3. Social media and forums

 

     Social media platforms like Twitter, Telegram, Reddit, and various online forums are popular places for traders to share free Forex signals. These communities are often vibrant, with both seasoned traders and beginners participating in discussions.

 

Examples:

 

Reddit’s r/forex:  A community where traders discuss strategies, post signals, and share experiences.

 

Telegram groups:  Many traders set up groups to share signals and ideas with followers in real-time.

 

Pros:

 

Easy and free access to a wide range of signals and strategies.

Immediate interaction with traders and the opportunity to ask questions.

Many successful traders share their insights to build a following.

 

Cons:

 

High risk of encountering scams or low-quality signals.

Unregulated environment with no guarantee of accuracy or reliability.

Traders need to sift through a large volume of information to find high-quality signals.

 

4. Blogs and youtube channels

 

    Experienced Forex traders often share their strategies and signals through blogs and YouTube channels. Many traders offer free signals as part of their educational content, intending to build a reputation and following.

 

Examples:

 

The forex trading coach (Andrew Mitchem):  A YouTube channel offering free Forex signals and educational content on trading strategies.

 

BabyPips:  A Forex education site where traders can learn and access free trading strategies.

 

Pros:

 

Educational content often accompanies the signals, which helps traders learn and improve.

The ability to follow experienced traders and learn from their successes and failures.

 

Cons:

 

Signals may not be timely as content creation takes time.

Free signals might be part of a sales funnel leading to paid services, so they might not be the best quality.

 

5. Economic calendars and financial news websites

 

    Forex traders who prefer fundamental analysis can use free economic calendars and news updates to generate their own trading signals. By keeping track of major economic events, traders can anticipate how markets will react to factors like interest rate decisions, inflation reports, and geopolitical events.

 

Examples:

 

Forex factory:  Provides an economic calendar and up-to-date news relevant to Forex traders.

 

Investing.com:  Offers a range of tools, including an economic calendar, real-time news, and analysis.

 

Pros:

 

Free access to real-time data and analysis.

Traders have the autonomy to generate their own signals rather than relying on third-party sources.

Helps traders stay informed of key market-moving events.

 

Cons:

 

Requires a deeper understanding of economics and market sentiment.

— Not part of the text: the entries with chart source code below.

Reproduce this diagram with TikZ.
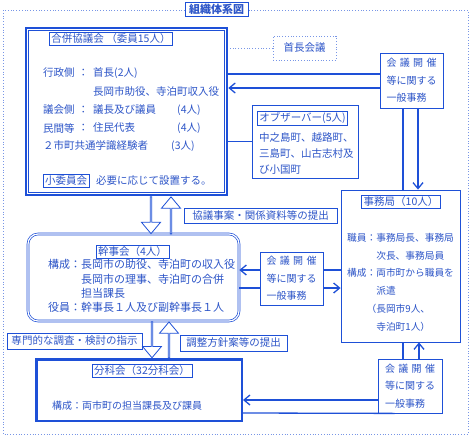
\documentclass[tikz,border=0pt]{standalone}
\usepackage{fontspec}
\setmainfont{Noto Sans CJK JP}
\usetikzlibrary{arrows.meta,shapes.arrows}
\definecolor{lineblue}{RGB}{30,80,215}
\definecolor{textblue}{RGB}{45,85,200}
\definecolor{dotblue}{RGB}{120,150,230}
\newcommand{\jimulabel}{\makebox[5em][l]{会\hfill 議\hfill 開\hfill 催}\\ 等に関する\\ 一般事務}

\begin{document}
\begin{tikzpicture}[x = 1pt, y = -1pt, font = \fontsize{10.5}{14}\selectfont,
	every node/.style = {text = textblue, inner sep = 0pt},
	box/.style = {draw = lineblue, line width = 0.8pt, fill = white},
	tag/.style = {draw = lineblue, line width = 0.6pt, fill = white, inner xsep = 2pt, inner ysep = 1.5pt},
	jimu/.style = {box, minimum width = 63, minimum height = 55, align = left, font = \fontsize{10}{17.5}\selectfont},
	body/.style = {anchor = north west, align = left},
	link/.style = {draw = lineblue, line width = 1.3pt},
	arr/.style = {link, -{Straight Barb[length = 6pt, width = 10pt]}},
	hollow/.style = {single arrow, draw = lineblue, line width = 0.8pt, fill = white, minimum width = 19, single arrow head extend = 4.5pt, single arrow tip angle = 80}]
	\useasboundingbox (0, 0) rectangle (471, 439);
	\draw[dotblue, dotted, line width = 0.8pt] (3, 10) rectangle (468, 434);
	\node (title) at (216.5, 9.5) [tag, minimum width = 63, minimum height = 13, font = \fontsize{11}{13}\selectfont\bfseries] {組織体系図};

	\node (gappei) at (126.5, 111.5) [draw = lineblue, line width = 2.5pt, fill = white, minimum width = 201, minimum height = 167] {};
	\draw[lineblue, line width = 0.8pt] ([shift = {(4, 4)}]gappei.north west) rectangle ([shift = {(-4, -4)}]gappei.south east);
	\node (gappeitag) at (111, 39) [tag] {合併協議会 （委員15人）};
	\foreach \n/\x/\y/\t in {g1/43/73/行政側, g2/78/73/：, g3/93/73/首長(2人), g4/93/91/{長岡市助役、寺泊町収入役}, g5/43/110/議会側, g6/78/110/：, g7/93/110/議長及び議員, g8/177/110/(4人), g9/43/128/民間等, g10/78/128/：, g11/93/128/住民代表, g12/177/128/(4人), g13/43/146/２市町共通学識経験者, g14/171/146/(3人)}
		\node (\n) at (\x, \y) [anchor = west] {\t};
	\node (shoiin) at (66, 180.5) [tag] {小委員会};
	\node (shoiintext) at (96, 181) [anchor = west] {必要に応じて設置する。};

	\node (shucho) at (304.5, 48) [draw = dotblue, dotted, line width = 0.8pt, minimum width = 63, minimum height = 24] {首長会議};
	\node (jimu1) at (411.5, 80.5) [jimu] {\jimulabel};
	\node (obs) at (305, 141.5) [box, minimum width = 106, minimum height = 73] {};
	\node (obstag) at (302.5, 118) [tag] {オブザーバー(5人)};
	\node (obsbody) at (259, 132) [body, font = \fontsize{10.5}{16}\selectfont] {中之島町、越路町、\\三島町、山古志村及\\び小国町};

	\node (jimusho) at (400.5, 266) [box, minimum width = 119, minimum height = 152] {};
	\node (jimushotag) at (401, 202) [tag] {事務局（10人）};
	\node (jimushobody) at (347, 233) [body, font = \fontsize{9.7}{17.8}\selectfont] {職員：事務局長、事務局\\\phantom{職員：}次長、事務局員\\構成：両市町から職員を\\\phantom{職員：}派遣\\\phantom{職員}（長岡市9人、\\\phantom{職員：}寺泊町1人）};

	\node (kyogi) at (260.5, 215.5) [tag, minimum width = 153, minimum height = 15] {協議事案・関係資料等の提出};
	\node (kanji) at (133.5, 277.5) [draw = lineblue, double, double distance = 1.2pt, line width = 0.7pt, rounded corners = 10pt, fill = white, minimum width = 211, minimum height = 87] {};
	\node (kanjitag) at (132.5, 251.5) [tag] {幹事会（4人）};
	\node (kanjibody) at (48, 259.5) [body, font = \fontsize{11}{14.3}\selectfont] {構成：長岡市の助役、寺泊町の収入役\\\phantom{構成：}長岡市の理事、寺泊町の合併\\\phantom{構成：}担当課長\\役員：幹事長１人及び副幹事長１人};
	\node (jimu2) at (291.5, 278.5) [jimu, minimum height = 53] {\jimulabel};

	\node (shiji) at (74.5, 341) [tag, minimum width = 135, minimum height = 16] {専門的な調査・検討の指示};
	\node (chosei) at (233.5, 343) [tag, minimum width = 107, minimum height = 16] {調整方針案等の提出};
	\node (bunka) at (139, 390) [draw = lineblue, line width = 2.5pt, fill = white, minimum width = 205.5, minimum height = 61.5] {};
	\node (bunkatag) at (142, 371) [tag] {分科会（32分科会）};
	\node (bunkabody) at (52, 406) [anchor = west, font = \fontsize{10}{12}\selectfont] {構成：両市町の担当課長及び課員};
	\node (jimu3) at (410, 386) [jimu, minimum width = 64, minimum height = 54] {\jimulabel};

	\node (down1) at ([shift = {(24.5, 0)}]gappei.south) [hollow, shape border rotate = 270, anchor = tail, minimum height = 37] {};
	\node (up1) at ([shift = {(44.5, 0)}]gappei.south) [hollow, shape border rotate = 90, anchor = tip, minimum height = 37] {};
	\node (down2) at ([shift = {(18.5, 0)}]kanji.south) [hollow, shape border rotate = 270, anchor = tail, minimum height = 36] {};
	\node (up2) at ([shift = {(35.5, 0)}]kanji.south) [hollow, shape border rotate = 90, anchor = tip, minimum height = 36] {};

	\draw[dotblue, dotted, line width = 0.8pt] (shucho.west) -- (shucho.west -| gappei.east);
	\draw[link] (obs.west) -- (obs.west -| gappei.east);
	\foreach \dy/\st in {-6.5/link, 7.5/arr}
		\draw[\st] ([shift = {(0, \dy)}]jimu1.west) -- ([shift = {(0, \dy)}]jimu1.west -| gappei.east);
	\foreach \dx/\st in {-8.5/link, 6.5/arr}
		\draw[\st] ([shift = {(\dx, 0)}]jimu1.south) -- ([shift = {(\dx, 0)}]jimu1.south |- jimusho.north);
	\foreach \dy/\left/\right in {-8.5/arr/link, 9.5/link/arr} {
		\draw[\left] ([shift = {(0, \dy)}]jimu2.west) -- ([shift = {(0, \dy)}]jimu2.west -| kanji.east);
		\draw[\right] ([shift = {(0, \dy)}]jimu2.east) -- ([shift = {(0, \dy)}]jimu2.east -| jimusho.west);
	}
	\foreach \dx/\st in {-7/link, 9/arr}
		\draw[\st] ([shift = {(\dx, 0)}]jimu3.north) -- ([shift = {(\dx, 0)}]jimu3.north |- jimusho.south);
	\draw[arr] ([shift = {(0, 14)}]jimu3.west) -- ([shift = {(0, 14)}]jimu3.west -| bunka.east);
	\draw[link] ([shift = {(0, 27)}]jimu3.west -| bunka.east) -- ([shift = {(17, 0)}]jimu3.south west);
\end{tikzpicture}
\end{document}
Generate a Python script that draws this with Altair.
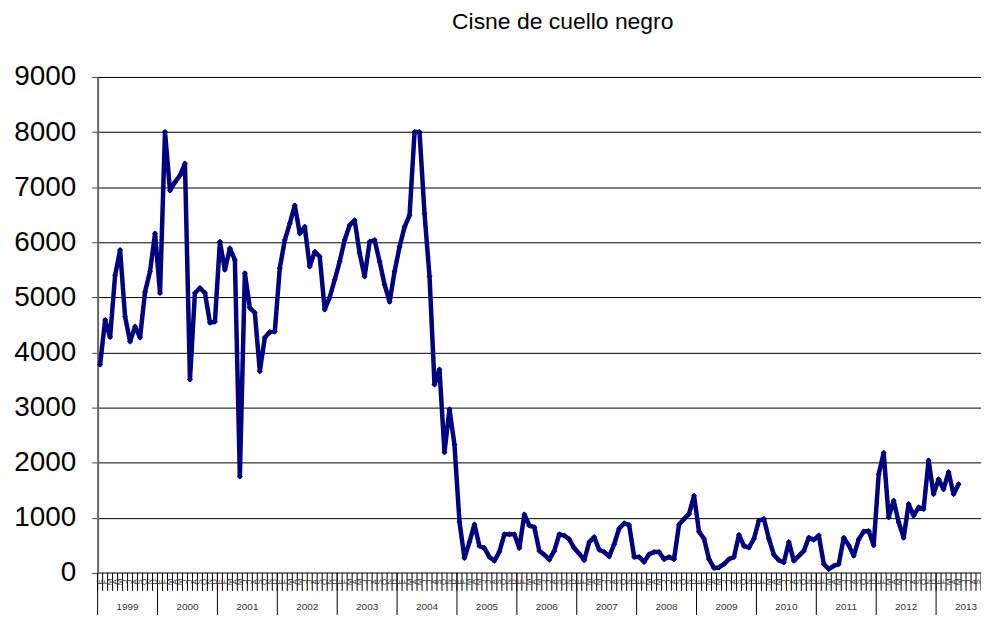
import altair as alt
import pandas as pd

# ---- data (monthly counts) ----
years = [str(y) for y in range(1999, 2014)]
month_letters = ["E", "F", "M", "A", "M", "J", "J", "A", "S", "O", "N", "D"]

v1999 = [3780, 4590, 4280, 5400, 5860, 4650, 4200, 4470, 4270, 5100, 5470, 6160]
v2000 = [5080, 8000, 6940, 7090, 7210, 7430, 3510, 5080, 5170, 5080, 4540, 4560]
v2001 = [6010, 5500, 5890, 5680, 1750, 5440, 4810, 4720, 3660, 4270, 4370, 4380]
v2002 = [5530, 6040, 6340, 6670, 6160, 6280, 5560, 5830, 5740, 4780, 5000, 5320]
v2003 = [5650, 6040, 6310, 6400, 5800, 5380, 6010, 6040, 5650, 5230, 4920, 5470]
v2004 = [5920, 6280, 6490, 8000, 8000, 6520, 5380, 3420, 3690, 2190, 2970, 2330]
v2005 = [930, 270, 560, 880, 490, 450, 290, 220, 385, 700, 700, 700]
v2006 = [450, 1060, 860, 830, 400, 330, 240, 400, 700, 680, 610, 450]
v2007 = [350, 230, 560, 650, 420, 380, 300, 520, 810, 900, 870, 290]
v2008 = [290, 200, 340, 380, 380, 250, 290, 250, 880, 980, 1070, 1400]
v2009 = [750, 620, 250, 90, 100, 160, 250, 290, 690, 490, 460, 620]
v2010 = [950, 980, 620, 330, 230, 190, 560, 220, 310, 400, 640, 600]
v2011 = [680, 160, 70, 130, 160, 640, 500, 310, 610, 750, 760, 500]
v2012 = [1790, 2180, 1010, 1310, 920, 640, 1250, 1040, 1190, 1160, 2040, 1430]
v2013 = [1700, 1520, 1830, 1430, 1610]

y_ticks = [0, 1000, 2000, 3000, 4000, 5000, 6000, 7000, 8000, 9000]
title_text = "Cisne de cuello negro"
n_categories = 177  # Jan 1999 .. Sep 2013 shown on the axis

values = (v1999 + v2000 + v2001 + v2002 + v2003 + v2004 + v2005 + v2006 +
          v2007 + v2008 + v2009 + v2010 + v2011 + v2012 + v2013)

W, H = 887, 498
NAVY = "#000080"
FONT = "Liberation Sans"

df = pd.DataFrame({"t": [i + 0.5 for i in range(len(values))], "v": values})
months_df = pd.DataFrame({
    "t": [i + 0.5 for i in range(n_categories)],
    "m": [month_letters[i % 12] for i in range(n_categories)],
})
ticks_df = pd.DataFrame({"t": list(range(n_categories + 1))})
year_bounds_df = pd.DataFrame({"t": [12 * k for k in range(len(years) + 1)]})
years_df = pd.DataFrame({"t": [12 * k + 6 for k in range(len(years))], "year": years})
title_df = pd.DataFrame({"label": [title_text]})

xscale = alt.Scale(domain=[0, n_categories], nice=False, zero=False)


def X(field="t"):
    return alt.X(f"{field}:Q", scale=xscale, axis=None)


yaxis = alt.Axis(values=y_ticks, grid=True, gridColor="#000", gridWidth=1,
                 labelFontSize=28, labelFont=FONT, labelColor="#000",
                 labelPadding=16, tickSize=6, tickColor="#444",
                 domainColor="#666", domainWidth=2, title=None, format="d")

line = alt.Chart(df).mark_line(
    color=NAVY, strokeWidth=4.5, strokeJoin="round", strokeCap="round",
    point=alt.OverlayMarkDef(shape="diamond", size=36, filled=True, color=NAVY),
).encode(
    x=X(),
    y=alt.Y("v:Q", scale=alt.Scale(domain=[0, 9000], nice=False), axis=yaxis),
)

xaxis_line = alt.Chart(title_df).mark_rule(color="#808080", strokeWidth=2).encode(
    x=alt.value(0), x2=alt.value(W), y=alt.value(H)
)

tick_rules = alt.Chart(ticks_df).mark_rule(color="#000", strokeWidth=1).encode(
    x=X(), y=alt.value(H), y2=alt.value(H + 18)
)

year_rules = alt.Chart(year_bounds_df).mark_rule(color="#000", strokeWidth=1).encode(
    x=X(), y=alt.value(H), y2=alt.value(H + 60)
)

month_text = alt.Chart(months_df).mark_text(
    angle=270, fontSize=8, font=FONT, color="#333", align="center", baseline="middle"
).encode(x=X(), y=alt.value(H + 9), text="m:N")

year_text = alt.Chart(years_df).mark_text(
    fontSize=10, font=FONT, color="#333", align="center", baseline="middle"
).encode(x=X(), y=alt.value(H + 34), text="year:N")

title = alt.Chart(title_df).mark_text(
    fontSize=23, font=FONT, color="#000", align="center", baseline="alphabetic"
).encode(x=alt.value(467), y=alt.value(-48), text="label:N")

chart = alt.layer(
    line, xaxis_line, tick_rules, year_rules, month_text, year_text, title
).properties(
    width=W, height=H,
    autosize=alt.AutoSizeParams(type="none"),
    padding={"left": 90, "top": 68, "right": 0, "bottom": 41},
).configure_view(stroke=None).configure(background="white")

chart.save("out.html", embed_options={"renderer": "svg", "actions": False})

Fundamental signals can result in volatile price movements, making it harder to set precise entry and exit points.

 

Are Free Forex Signals Profitable?

 

    Free Forex signals can indeed be profitable, but they come with several caveats. The quality of free signals can be inconsistent, and some may even lead to losses if not used correctly. It is essential to remember that no signal, whether free or paid, can guarantee success in the Forex market.

 

   One key reason for the variability in signal quality is the lack of accountability among free signal providers. While some are genuine and skilled traders offering helpful insights, others may be less experienced or may not have a proven track record. Additionally, some signals might be part of a scam, designed to lure traders into following bad advice or buying expensive, unnecessary services.

 

  Another issue with relying solely on signals is the risk of over-trading. Traders who follow signals blindly, without understanding market conditions, can end up executing too many trades, which leads to higher costs in spreads and commissions. This behavior can quickly erode profits, even if the signals are accurate.

 

How to make the most of free forex signals

 

While free signals are not without their risks, they can still be valuable tools for traders when used wisely. Here are several ways to maximize the effectiveness of free Forex signals:

 

1. Verify the credibility of the signal provider

 

   Before following any signal, it’s crucial to assess the reputation and track record of the provider. Look for reviews from other traders, check for transparency, and avoid providers with unrealistic claims of success (e.g., guaranteed profits or 90% win rates). Social platforms like MyFxBook can help traders evaluate signal providers’ past performance.

 

2. Backtest the signals

    Test signals on a demo account before using them in live trading. This allows traders to see how effective the signals are over time and how they align with market conditions. Backtesting also helps in understanding the win/loss ratio and overall risk of each signal.

 

3. Use signals alongside personal analysis

 

     Forex signals should be viewed as a tool, not a crutch. Traders should always conduct their own analysis, whether it’s technical, fundamental, or sentiment-based, and ensure that signals align with their broader market view. By doing so, traders develop a deeper understanding of market dynamics, which can improve decision-making over time.

 

4. Apply proper risk management

 

   Never risk more than you can afford to lose, and always use stop-losses to protect against large losses. No signal is foolproof, so it’s essential to limit potential losses by using appropriate position sizes and maintaining a disciplined risk management approach.

 

5. Diversify signal sources

 

   Instead of relying on a single provider, diversify the sources of free Forex signals. By cross-referencing signals from multiple platforms, traders can get a clearer picture of market trends and increase the likelihood of success. Look for consensus among different signal providers to increase confidence in trade decisions.

 

Conclusion

 

    Accurate and profitable Forex signals can indeed be obtained for free, but using them effectively requires caution, verification, and personal analysis. Free signals are available from brokers, apps, social media, blogs, and news websites, but their quality varies widely. To make the most of free Forex signals, traders should test them, verify the credibility of their sources, apply proper risk management, and combine signals with their own analysis. By being disciplined and informed, traders can use free signals as a tool to enhance their trading strategy while minimizing potential risks.